Alla fine la vera eroina nella terribile violenza di lunedì è la mamma immortalata su YouTube, che si avventa sul figlio teen-ager, gli molla dei ceffoni in testa, lo afferra per il bavero e lo trascina via dalle proteste. «Dietro di lei si erano mossi anche altri del quartiere — dice David — come il reverendo Jamal Bryant e le sue squadre di giovani volontari ». Forze d’interposizione, i caschi blu di questa terra di nessuno. E’ scesa in campo per frenare i violenti perfino la Nation of Islam, quella che ai tempi di Malcolm X era la frangia radicale del movimento nero. E girando con David vedo le tracce di questa società civile che non vuole arrendersi: tanti abitanti del quartiere, soprattutto mamme nere, impugnano scope, spazzano i detriti degli incendi dai marciapiedi. Passeggiano a gruppi, coi loro sacchi blu dell’immondizia, un isolato alla volta vogliono riprendersi il loro quartiere.
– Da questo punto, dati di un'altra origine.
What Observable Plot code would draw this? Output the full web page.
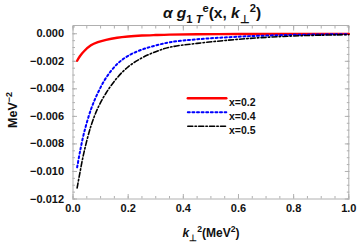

«Ecco dov’è cominciato tutto». Seguendo un camion della spazzatura David mi porta sulla Baker Street, angolo North Mount. Qui c’è un altro negozio carbonizzato dai saccheggi. E soprattutto ci sono i “projects”, famigerati e squallidi caseggiati popolari. «Ecco, lì arrestarono Freddie Gray. E laggiù in fondo c’è il commissariato del Western District. Ma a quello non ci si avvicina, è circondato dalle autoblindo della Guardia Nazionale ». Gli elicotteri della polizia girano vorticosamente sulle nostre teste. David ricorda le proteste del 1968, che sconvolsero Baltimora dopo l’assassinio di Martin Luther King. «Avevo solo 8 anni ma come potrei dimenticare quelle giornate. Sei morti, mille negozi distrutti, non c’era un angolo della città al riparo. Oggi abbiamo un presidente nero, e il ministro di Giustizia afroamericana. Lei, Loretta Lynch, ha detto che sarà dura con i violenti. Speriamo che includa i violenti alle sue dipendenze, i poliziotti». Lo dice anche Obama: «Non possiamo ridurre una questione nazionale a un problema di polizia. Le polizie vanno addestrate con regole diverse. Ma poi ci vogliono scuole, infrastrutture, posti di lavoro».